━━━ Supplied information ━━━

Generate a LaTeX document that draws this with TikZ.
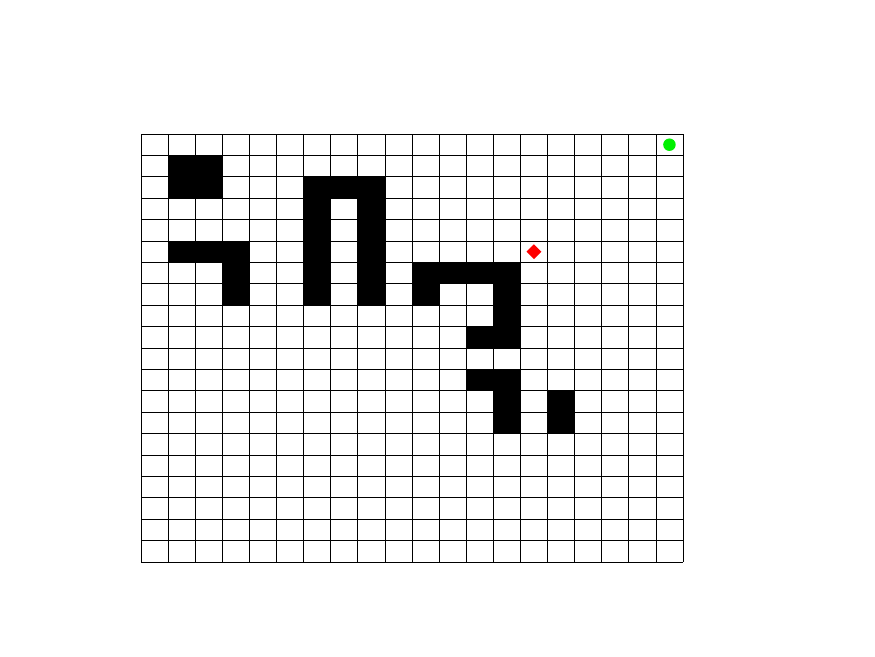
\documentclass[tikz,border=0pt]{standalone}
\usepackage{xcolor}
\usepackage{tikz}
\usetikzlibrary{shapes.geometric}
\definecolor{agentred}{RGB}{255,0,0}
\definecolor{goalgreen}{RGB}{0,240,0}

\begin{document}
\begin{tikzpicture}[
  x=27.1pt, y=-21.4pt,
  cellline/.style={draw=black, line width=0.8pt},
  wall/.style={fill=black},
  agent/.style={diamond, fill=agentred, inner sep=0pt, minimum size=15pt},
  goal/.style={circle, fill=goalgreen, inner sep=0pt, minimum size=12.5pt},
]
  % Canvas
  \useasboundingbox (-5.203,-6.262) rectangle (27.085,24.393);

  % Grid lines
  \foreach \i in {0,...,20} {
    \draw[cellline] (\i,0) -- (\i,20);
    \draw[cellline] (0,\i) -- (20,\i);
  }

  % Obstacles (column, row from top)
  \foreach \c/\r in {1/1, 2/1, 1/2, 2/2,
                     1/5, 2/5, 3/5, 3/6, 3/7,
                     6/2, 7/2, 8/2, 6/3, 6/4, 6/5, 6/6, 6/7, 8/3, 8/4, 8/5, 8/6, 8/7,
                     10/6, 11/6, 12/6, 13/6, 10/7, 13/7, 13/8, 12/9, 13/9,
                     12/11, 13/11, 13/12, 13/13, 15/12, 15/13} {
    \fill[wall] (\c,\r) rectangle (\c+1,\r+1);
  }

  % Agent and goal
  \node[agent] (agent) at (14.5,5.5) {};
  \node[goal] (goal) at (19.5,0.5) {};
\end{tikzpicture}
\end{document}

━━━

§ **Goal**
Repeat the material above word for word and skip every image in it.

§ **Result**
Generate a LaTeX document that draws this with TikZ.
\documentclass[tikz,border=0pt]{standalone}
\usepackage{xcolor}
\usepackage{tikz}
\usetikzlibrary{shapes.geometric}
\definecolor{agentred}{RGB}{255,0,0}
\definecolor{goalgreen}{RGB}{0,240,0}

\begin{document}
\begin{tikzpicture}[
  x=27.1pt, y=-21.4pt,
  cellline/.style={draw=black, line width=0.8pt},
  wall/.style={fill=black},
  agent/.style={diamond, fill=agentred, inner sep=0pt, minimum size=15pt},
  goal/.style={circle, fill=goalgreen, inner sep=0pt, minimum size=12.5pt},
]
  % Canvas
  \useasboundingbox (-5.203,-6.262) rectangle (27.085,24.393);

  % Grid lines
  \foreach \i in {0,...,20} {
    \draw[cellline] (\i,0) -- (\i,20);
    \draw[cellline] (0,\i) -- (20,\i);
  }

  % Obstacles (column, row from top)
  \foreach \c/\r in {1/1, 2/1, 1/2, 2/2,
                     1/5, 2/5, 3/5, 3/6, 3/7,
                     6/2, 7/2, 8/2, 6/3, 6/4, 6/5, 6/6, 6/7, 8/3, 8/4, 8/5, 8/6, 8/7,
                     10/6, 11/6, 12/6, 13/6, 10/7, 13/7, 13/8, 12/9, 13/9,
                     12/11, 13/11, 13/12, 13/13, 15/12, 15/13} {
    \fill[wall] (\c,\r) rectangle (\c+1,\r+1);
  }

  % Agent and goal
  \node[agent] (agent) at (14.5,5.5) {};
  \node[goal] (goal) at (19.5,0.5) {};
\end{tikzpicture}
\end{document}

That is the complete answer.